Logic Pro X: Use Space Designer global parameters
The tasks below cover the use of Space Designer global parameters.
Use the Space Designer Input slider
The Input slider works only in stereo channel configurations. It is not shown in mono or surround channels.
Drag the Input slider to determine how a stereo signal is processed.
Stereo setting (top of slider): The signal is processed on both channels, retaining the stereo balance of the original signal.
Mono setting (middle of slider): The signal is processed in mono.
XStereo setting (bottom of slider): The signal is inverted, with processing for the right channel occurring on the left, and vice versa.
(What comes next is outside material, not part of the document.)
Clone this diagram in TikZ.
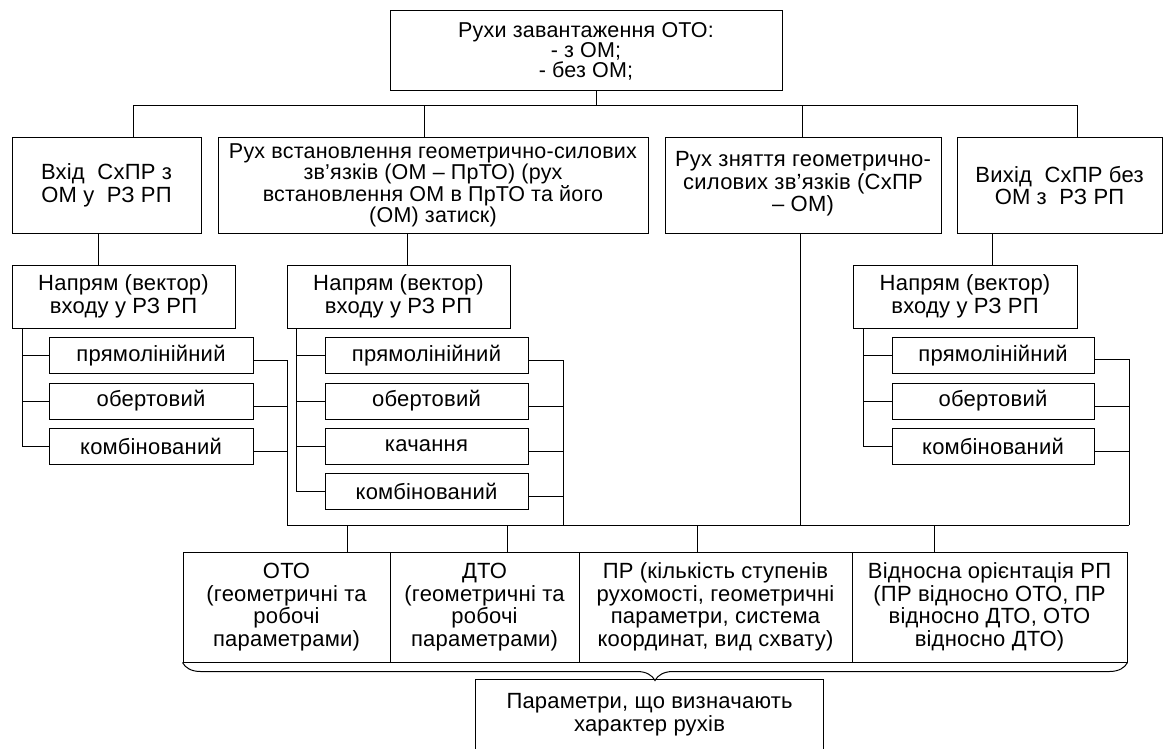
\documentclass[tikz,border=0pt]{standalone}
\usepackage{fontspec}
\setmainfont{Liberation Sans}[LetterSpace=1]
\usetikzlibrary{decorations.pathreplacing}
\tikzset{
  box/.style={draw, line width=1pt, inner sep=0pt, align=center, font=\fontsize{22}{22.5}\selectfont},
  plain/.style={inner sep=0pt, align=center, font=\fontsize{22}{22.5}\selectfont},
  ln/.style={line width=1pt}
}
\begin{document}
\begin{tikzpicture}[x=1pt,y=-1pt]
\useasboundingbox (0,0) rectangle (1165,749);
% top
\node[box, minimum width=392pt, minimum height=80pt, font=\fontsize{21.5}{20}\selectfont] (top) at (586,51) {Рухи завантаження ОТО:\\- з ОМ;\\- без ОМ;};
% level 2
\node[box, minimum width=189pt, minimum height=95pt] (b1) at (106.5,185.5) {Вхід \ СхПР з\\ОМ у \ РЗ РП};
\node[box, minimum width=430pt, minimum height=95pt, font=\fontsize{21.5}{21.5}\selectfont] (b2) at (433,185.5) {Рух встановлення геометрично-силових\\зв’язків (ОМ – ПрТО) (рух\\встановлення ОМ в ПрТО та його\\(ОМ) затиск)};
\node[box, minimum width=276pt, minimum height=95pt] (b3) at (803,185.5) {Рух зняття геометрично-\\силових зв’язків (СхПР\\– ОМ)\rule[-8pt]{0pt}{1pt}};
\node[box, minimum width=205pt, minimum height=95pt] (b4) at (1059.5,185.5) {Вихід \ СхПР без\\ОМ з \ РЗ РП};
% level 3
\node[box, minimum width=223pt, minimum height=63pt] (nA) at (123.5,296.5) {Напрям (вектор)\\входу у РЗ РП};
\node[box, minimum width=223pt, minimum height=63pt] (nB) at (398.5,296.5) {Напрям (вектор)\\входу у РЗ РП};
\node[box, minimum width=224pt, minimum height=63pt] (nC) at (965,296.5) {Напрям (вектор)\\входу у РЗ РП};
% items
\tikzset{item/.style={box, minimum height=36pt}}
\node[item, minimum width=204pt] (a1) at (151,355.5) {прямолінійний};
\node[item, minimum width=204pt] (a2) at (151,401) {обертовий};
\node[item, minimum width=204pt] (a3) at (151,446) {комбінований};
\node[item, minimum width=203pt] (m1) at (426.5,355.5) {прямолінійний};
\node[item, minimum width=203pt] (m2) at (426.5,401) {обертовий};
\node[item, minimum width=203pt] (m3) at (426.5,446) {качання};
\node[item, minimum width=203pt] (m4) at (426.5,491.5) {комбінований};
\node[item, minimum width=202pt] (c1) at (993,355.5) {прямолінійний};
\node[item, minimum width=202pt] (c2) at (993,401) {обертовий};
\node[item, minimum width=202pt] (c3) at (993,446) {комбінований};
% bottom boxes
\node[box, minimum width=207pt, minimum height=110pt] (o1) at (286.5,607) {ОТО\\(геометричні та\\робочі\\параметрами)};
\node[box, minimum width=189pt, minimum height=110pt] (o2) at (484.5,607) {ДТО\\(геометричні та\\робочі\\параметрами)};
\node[box, minimum width=273pt, minimum height=110pt] (o3) at (715.5,607) {ПР (кількість ступенів\\рухомості, геометричні\\параметри, система\\координат, вид схвату)};
\node[box, minimum width=275pt, minimum height=110pt] (o4) at (989.5,607) {Відносна орієнтація РП\\(ПР відносно ОТО, ПР\\відносно ДТО, ОТО\\відносно ДТО)};
\node[plain, minimum width=347pt, minimum height=69pt] (par) at (649.5,714.5) {Параметри, що визначають\\характер рухів};
\draw[ln] (par.south west) -- (par.north west) -- (par.north east) -- (par.south east);
% coordinates
\coordinate (t0) at (596,106);
\coordinate (d1) at (133,106);
\coordinate (d2) at (424,106);
\coordinate (d3) at (802,106);
\coordinate (d4) at (1077,106);
\coordinate (x1) at (98,0);
\coordinate (x2) at (407,0);
\coordinate (x4) at (992,0);
\coordinate (x3) at (800,0);
\coordinate (sA) at (22,0);
\coordinate (sB) at (296,0);
\coordinate (sC) at (863,0);
\coordinate (rA) at (287,525);
\coordinate (rB) at (563,525);
\coordinate (rC) at (1129,525);
\coordinate (p1) at (347,525);
\coordinate (p2) at (507,525);
\coordinate (p3) at (697,525);
\coordinate (p4) at (934,525);
% top bus
\draw[ln] (top.south -| t0) -- (t0);
\draw[ln] (b1.north -| d1) -- (d1) -- (d4) -- (b4.north -| d4);
\draw[ln] (d2) -- (b2.north -| d2);
\draw[ln] (d3) -- (b3.north -| d3);
% level 2 -> 3
\draw[ln] (b1.south -| x1) -- (nA.north -| x1);
\draw[ln] (b2.south -| x2) -- (nB.north -| x2);
\draw[ln] (b4.south -| x4) -- (nC.north -| x4);
\draw[ln] (b3.south -| x3) -- (x3 |- rA);
% left spines
\draw[ln] (nA.south -| sA) |- (a3.west);
\draw[ln] (sA |- a1.west) -- (a1.west);
\draw[ln] (sA |- a2.west) -- (a2.west);
\draw[ln] (nB.south -| sB) |- (m4.west);
\draw[ln] (sB |- m1.west) -- (m1.west);
\draw[ln] (sB |- m2.west) -- (m2.west);
\draw[ln] (sB |- m3.west) -- (m3.west);
\draw[ln] (nC.south -| sC) |- (c3.west);
\draw[ln] (sC |- c1.west) -- (c1.west);
\draw[ln] (sC |- c2.west) -- (c2.west);
% right spines
\draw[ln] ([yshift=-5pt]a1.east) -| (rA);
\draw[ln] ([yshift=-5pt]a2.east) -| (rA);
\draw[ln] ([yshift=-5pt]a3.east) -| (rA);
\draw[ln] ([yshift=-5pt]m1.east) -| (rB);
\draw[ln] ([yshift=-5pt]m2.east) -| (rB);
\draw[ln] ([yshift=-5pt]m3.east) -| (rB);
\draw[ln] ([yshift=-5pt]m4.east) -| (rB);
\draw[ln] ([yshift=-4pt]c1.east) -| (rC);
\draw[ln] ([yshift=-5pt]c2.east) -| (rC);
\draw[ln] ([yshift=-5pt]c3.east) -| (rC);
% bottom bus
\draw[ln] (rA) -- (rC);
\draw[ln] (p1) -- (o1.north -| p1);
\draw[ln] (p2) -- (o2.north -| p2);
\draw[ln] (p3) -- (o3.north -| p3);
\draw[ln] (p4) -- (o4.north -| p4);
% brace
\draw[ln, decorate, decoration={brace, mirror, amplitude=18pt}] (o1.south west) -- (o4.south east);
\end{tikzpicture}
\end{document}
In-between positions: A mixture of stereo to mono crossfeed signals is produced.
Use the Space Designer Definition parameter
The Definition parameter emulates the diffusion of natural reverb patterns when in Synthesized IR mode.
Natural reverbs contain most of their spatial information in the first few milliseconds. Toward the end of the reverb, the pattern of reflections—signals bouncing off walls, and so on—becomes more diffuse. In other words, the reflected signals become quieter and increasingly nondirectional, containing far less spatial information. To emulate this phenomenon, use the full impulse response resolution only at the onset of the reverb, then use a reduced impulse response resolution toward the end of the reverb.
Vertically drag the Definition field at the top of the global parameters section to set the crossover point—where the switch to the reduced impulse response resolution occurs.
The Definition field is shown as a percentage, where 100% is equal to the length of the full resolution impulse response.
Use the Space Designer predelay feature
Predelay is the amount of time that elapses between the original signal and the initial early reflections of the reverberation. For a room of any given size and shape, predelay is determined by the distance between the listener and the walls, ceiling, and floor. Space Designer lets you adjust this parameter beyond the range that would be considered natural.
To set a suitable predelay time, rotate the Predelay knob.
The ideal predelay setting for different sounds depends on the properties of—or more accurately, the envelope of—the original signal. Percussive signals generally require shorter predelays than signals where the attack fades in gradually, such as strings. A good rule of thumb is to use the longest predelay possible before undesirable side effects, such as an audible echo, begin to materialize.
In practice, an extremely short predelay tends to make it difficult to pinpoint the position of the signal source. It can also color the sound of the original signal. On the other hand, an excessively long predelay can be perceived as an unnatural echo. It can also divorce the original signal from its early reflections, leaving an audible gap between the original and reverb signals.
These guidelines are intended to help you design realistic-sounding spaces that are suitable for various signals. If you want to create unnatural sound stages or otherworldly reverbs and echoes, experiment with the Predelay parameter.
Change the impulse response start point
The IR Offset parameter affords a number of options that can be quite creative, particularly when combined with the Reverse function. See Space Designer global parameters overview.
Note: The IR Offset parameter is unnecessary in Synthesized IR mode, because the Length parameter provides identical functionality.
Vertically drag the IR Offset field at the top of the global parameters section to shift the playback start point of the impulse response.
This effectively cuts off the beginning of the impulse response, which can be useful for eliminating level peaks at the start of the sample.